Making Tax Digital comes into force for businesses gradually between now and 2020. To start with it is principally about income tax, but will eventually extend to also include corporation tax:

  • Starting during 2018 unincorporated businesses registered for VAT will need to submit tax information under the new arrangements
  • In 2019 Making Tax Digital extends to businesses below the VAT registration threshold
  • in 2020 The arrangements will extend to companies

UPDATE (29 April 2017): SINCE THE POST WAS WRITTEN THINGS HAVE CHANGED. THIS IS DUE TO THE SNAP UK GENERAL ELECTION. THE LAST ITEM TO BE RUSHED THROUGH PARLIAMENT BEFORE THE ELECTION WAS THE FINANCE BILL. THE PART OF THE BILL THAT WOULD HAVE MADE “MAKING TAX DIGITAL” LAW WAS REMOVED. THIS IS LIKELY TO DELAY THE PROPOSALS BY A YEAR, AND ITS UNLIKELY ANY BUSINESS WILL NEED TO FILE TAX DIGITALLY UNTIL 2019. http://www.telegraph.co.uk/news/2017/04/25/controversial-digital-tax-returns-delayed-dropped-finance-bill/

Lets take a look in a little more detail

Making Tax Digital and individuals

The main change will be the introduction of the Personal Tax Account.
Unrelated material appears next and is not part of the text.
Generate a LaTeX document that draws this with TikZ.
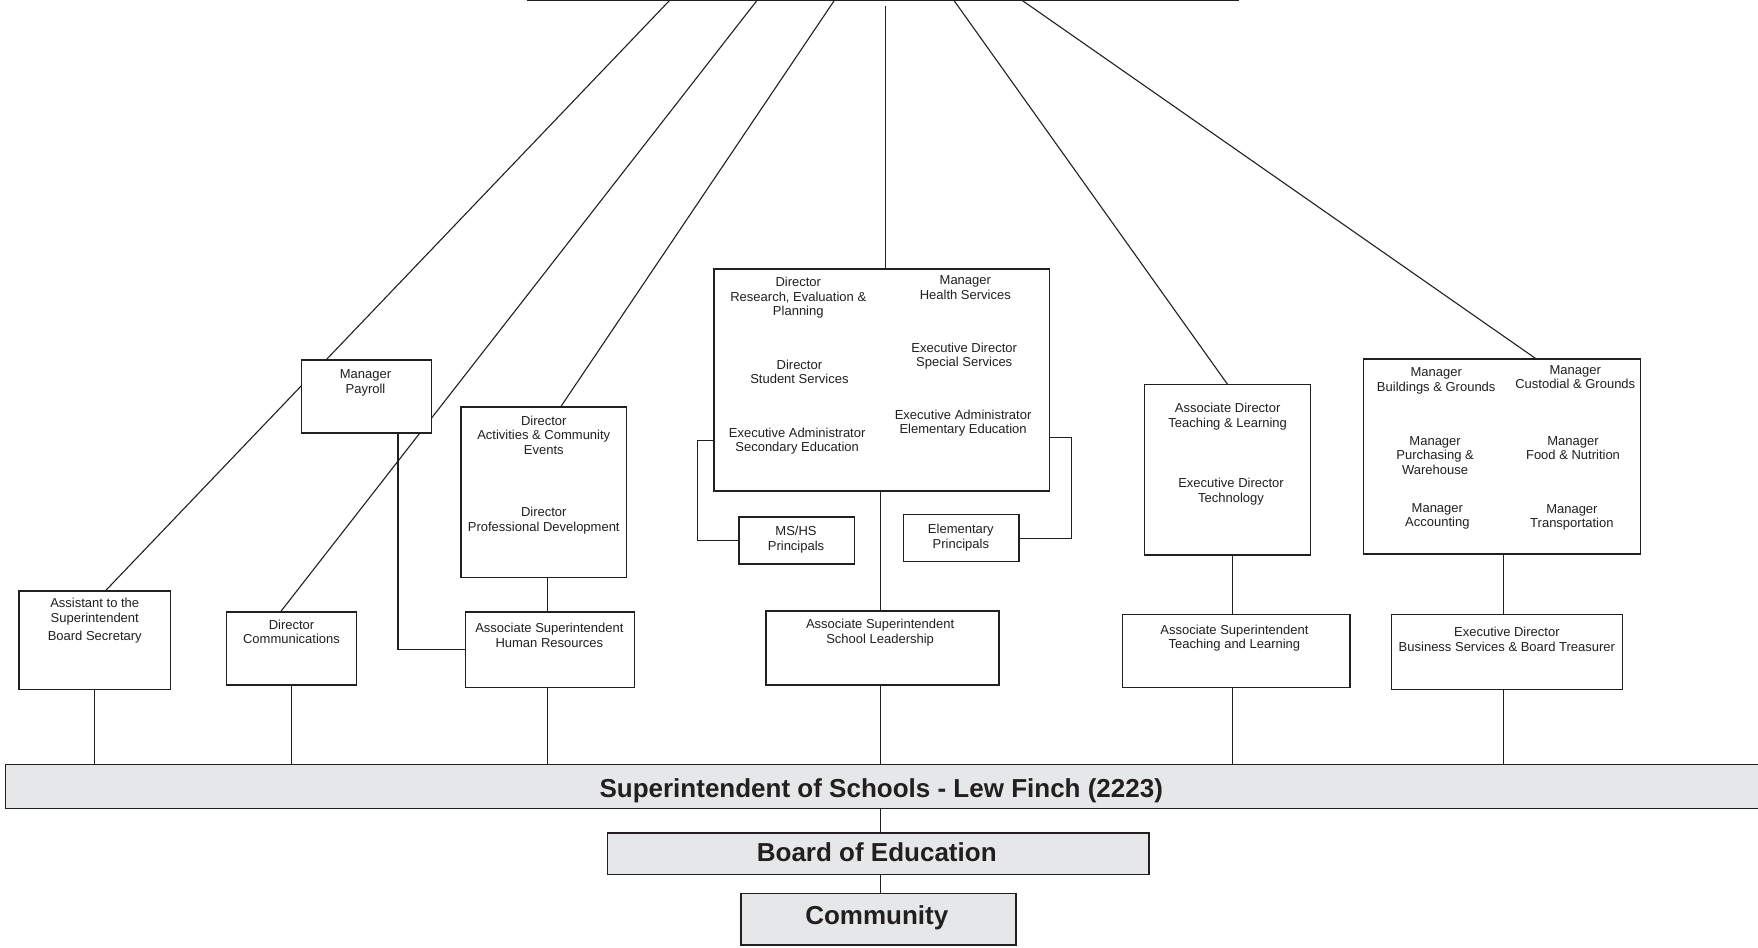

The Personal Tax Account will contain all the information that HMRC already have about your income. At the moment HMRC receive lots of information about you from other organisations. If HMRC request you to complete a tax return then you need to give all this information a second time. This can include, for example, employment information from your P60 and P11D; bank interest; gift aid donations. In the future, under Making Tax Digital, this information should appear automatically in your Personal Tax Account. All that you, the individual tax payer will need to do is add any extra information that isn’t already there. This might include overseas earnings, some dividend income, and other things that HMRC don’t already get from other parties.

If you are employed, or receiving a regular pension then this might sound like good news. If you are self-employed or run a small company then Making Tax Digital might be a little more onerous.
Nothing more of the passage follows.